WHAT THE TASK REQUIRES: Reproduce precisely the lines between the start of the data below and the line with "330, 340, 350]", both included.
++++++
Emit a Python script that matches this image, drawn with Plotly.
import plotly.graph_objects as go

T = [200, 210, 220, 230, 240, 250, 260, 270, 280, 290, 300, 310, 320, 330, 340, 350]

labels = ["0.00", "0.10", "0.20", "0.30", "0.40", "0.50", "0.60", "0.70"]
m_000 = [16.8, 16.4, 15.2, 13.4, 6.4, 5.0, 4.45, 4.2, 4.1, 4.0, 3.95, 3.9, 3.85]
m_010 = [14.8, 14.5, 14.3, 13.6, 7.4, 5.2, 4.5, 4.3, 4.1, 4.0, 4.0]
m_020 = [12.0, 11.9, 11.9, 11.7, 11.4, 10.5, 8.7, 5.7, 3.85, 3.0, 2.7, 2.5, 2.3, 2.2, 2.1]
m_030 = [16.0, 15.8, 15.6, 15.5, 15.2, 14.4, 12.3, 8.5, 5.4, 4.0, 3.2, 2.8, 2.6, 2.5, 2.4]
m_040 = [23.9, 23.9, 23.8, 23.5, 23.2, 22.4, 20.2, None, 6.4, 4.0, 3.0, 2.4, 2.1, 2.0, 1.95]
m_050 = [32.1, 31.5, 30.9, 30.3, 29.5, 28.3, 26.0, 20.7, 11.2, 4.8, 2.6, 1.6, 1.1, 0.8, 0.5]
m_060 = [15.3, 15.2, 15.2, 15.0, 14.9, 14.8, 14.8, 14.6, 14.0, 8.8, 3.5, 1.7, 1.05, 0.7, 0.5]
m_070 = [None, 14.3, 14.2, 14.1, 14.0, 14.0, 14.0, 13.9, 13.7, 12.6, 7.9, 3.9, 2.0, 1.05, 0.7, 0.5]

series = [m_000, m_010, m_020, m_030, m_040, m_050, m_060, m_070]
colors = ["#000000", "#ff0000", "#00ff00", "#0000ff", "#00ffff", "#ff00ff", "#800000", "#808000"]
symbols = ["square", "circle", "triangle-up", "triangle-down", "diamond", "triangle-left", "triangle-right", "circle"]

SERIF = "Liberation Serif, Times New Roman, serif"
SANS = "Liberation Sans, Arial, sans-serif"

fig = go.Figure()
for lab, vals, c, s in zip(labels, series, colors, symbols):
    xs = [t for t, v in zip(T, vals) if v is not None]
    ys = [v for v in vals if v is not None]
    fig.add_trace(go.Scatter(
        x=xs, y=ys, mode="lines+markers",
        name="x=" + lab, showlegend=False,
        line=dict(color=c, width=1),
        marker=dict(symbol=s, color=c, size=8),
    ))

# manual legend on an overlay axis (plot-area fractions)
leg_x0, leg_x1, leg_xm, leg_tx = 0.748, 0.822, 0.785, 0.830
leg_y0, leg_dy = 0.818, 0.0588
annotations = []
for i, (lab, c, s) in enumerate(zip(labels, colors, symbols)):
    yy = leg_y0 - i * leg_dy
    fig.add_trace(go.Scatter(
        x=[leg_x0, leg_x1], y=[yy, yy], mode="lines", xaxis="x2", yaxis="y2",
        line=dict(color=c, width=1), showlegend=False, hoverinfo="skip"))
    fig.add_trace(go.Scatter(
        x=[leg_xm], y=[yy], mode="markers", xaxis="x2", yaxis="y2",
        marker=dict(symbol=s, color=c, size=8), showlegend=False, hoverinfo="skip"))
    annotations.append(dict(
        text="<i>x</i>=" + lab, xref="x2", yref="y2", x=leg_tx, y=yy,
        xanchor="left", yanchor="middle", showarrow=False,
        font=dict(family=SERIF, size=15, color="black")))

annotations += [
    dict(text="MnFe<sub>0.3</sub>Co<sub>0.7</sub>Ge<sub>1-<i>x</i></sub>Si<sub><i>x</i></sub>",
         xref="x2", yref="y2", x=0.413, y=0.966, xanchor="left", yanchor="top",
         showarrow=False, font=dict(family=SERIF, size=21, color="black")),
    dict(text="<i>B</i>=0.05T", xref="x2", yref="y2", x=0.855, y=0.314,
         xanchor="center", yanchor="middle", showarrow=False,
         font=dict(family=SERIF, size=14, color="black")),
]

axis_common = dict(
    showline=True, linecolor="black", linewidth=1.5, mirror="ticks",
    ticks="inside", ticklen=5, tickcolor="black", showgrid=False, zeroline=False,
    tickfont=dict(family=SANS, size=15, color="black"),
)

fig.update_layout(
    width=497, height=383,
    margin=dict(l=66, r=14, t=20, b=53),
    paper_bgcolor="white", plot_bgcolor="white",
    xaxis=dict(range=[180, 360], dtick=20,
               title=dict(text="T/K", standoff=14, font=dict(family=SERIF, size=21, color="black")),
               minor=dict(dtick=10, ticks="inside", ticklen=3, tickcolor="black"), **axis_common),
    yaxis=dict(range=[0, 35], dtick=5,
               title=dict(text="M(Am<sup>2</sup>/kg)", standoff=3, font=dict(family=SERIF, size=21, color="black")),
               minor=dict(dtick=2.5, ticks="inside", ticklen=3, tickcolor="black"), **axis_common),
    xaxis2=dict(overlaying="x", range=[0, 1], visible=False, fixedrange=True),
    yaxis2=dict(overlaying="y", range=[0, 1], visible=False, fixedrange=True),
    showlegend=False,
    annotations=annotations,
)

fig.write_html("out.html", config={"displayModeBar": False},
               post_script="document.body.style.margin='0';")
++++++
TASK SOLUTION:
Emit a Python script that matches this image, drawn with Plotly.
import plotly.graph_objects as go

T = [200, 210, 220, 230, 240, 250, 260, 270, 280, 290, 300, 310, 320, 330, 340, 350]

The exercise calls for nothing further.